There was an eruption on the other end. Sam jumped in trying to calm Nick down. While Nick went on a rampage I sat back and listened. It was the only joy I would get out of this meeting and it all happened because he could only focus on himself and not the show.
“we’ve been on this call for three hours and for the last 30 minutes all you have done is talk about yourself. I don’t know what you do during the day but I need some sleep and I have to go to work tomorrow. Stop wasting my time!” I finally said it. I was expecting to be fired. I wanted to be fired. I was begging to be let go. For once Nick listened.
“You’re right, I’m not respecting your time.
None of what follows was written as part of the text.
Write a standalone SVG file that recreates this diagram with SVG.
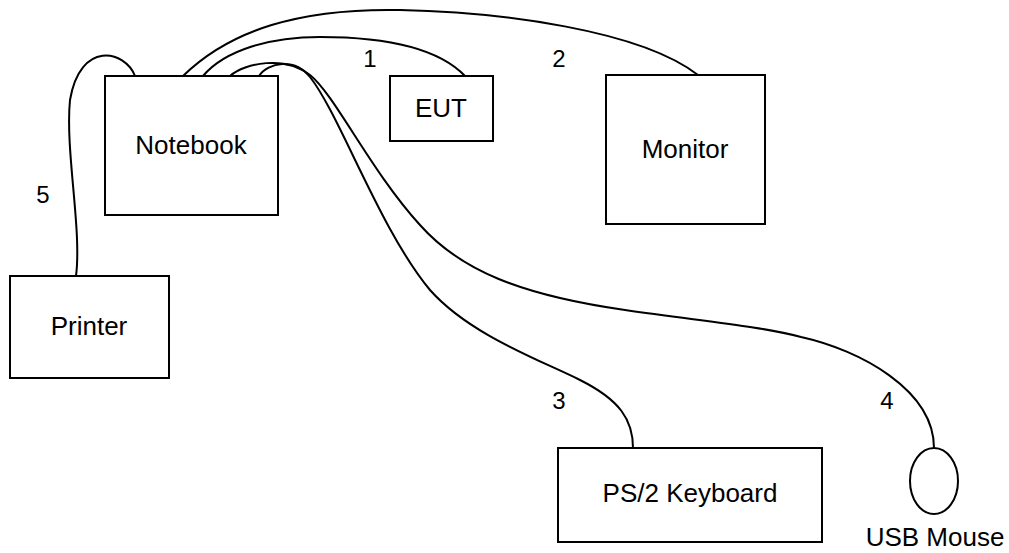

Let’s wrap this up and start again in a few days.” There was a sigh of relief from Todd’s end and I signed off without saying goodbye.
The next morning, I started receiving the emails. Nick had added me to his carbon copy list at the beginning of the project and I would receive emails about everything from bills to be paid and the show. It also included messages back and forth with Sam. Shit was starting to get real.
“If that son of a bitch starts that shit again, he’s gone.” The messages continued all day as Nick and Sam discussed what to do with me, and I read everything. I wasn’t the only person they were talking about. Todd was viewed as the suck who was working for less money than he was worth. Nick started looking for other writers to replace me, and I was glad. I would continue to receive payment until the last day, at least that was the plan.
“I’m bringing another writer into the project,” Nick said at the next meeting. He was in contact with a woman from the Seattle area that he wanted to hire. The next day he was bitching through email that she had told him to contact her agent to arrange a deal for the job. Nick lost his shit when he demanded to negotiate with her directly and she stopped responding to his messages. He didn’t handle rejection very well. I was still the only writer he had to work with and the demands I was making were viewed as obscene. Don’t waste my time. Focus on the show. Finish one thing before going onto the next. No, I’m not writing your books for a show that hasn’t been thought through yet. If I’m working on more than one show then you are paying me an equal amount for each show. we had come to a crossroad and neither of us would budge. We stood there going nowhere and that was where the show would stay until something changed.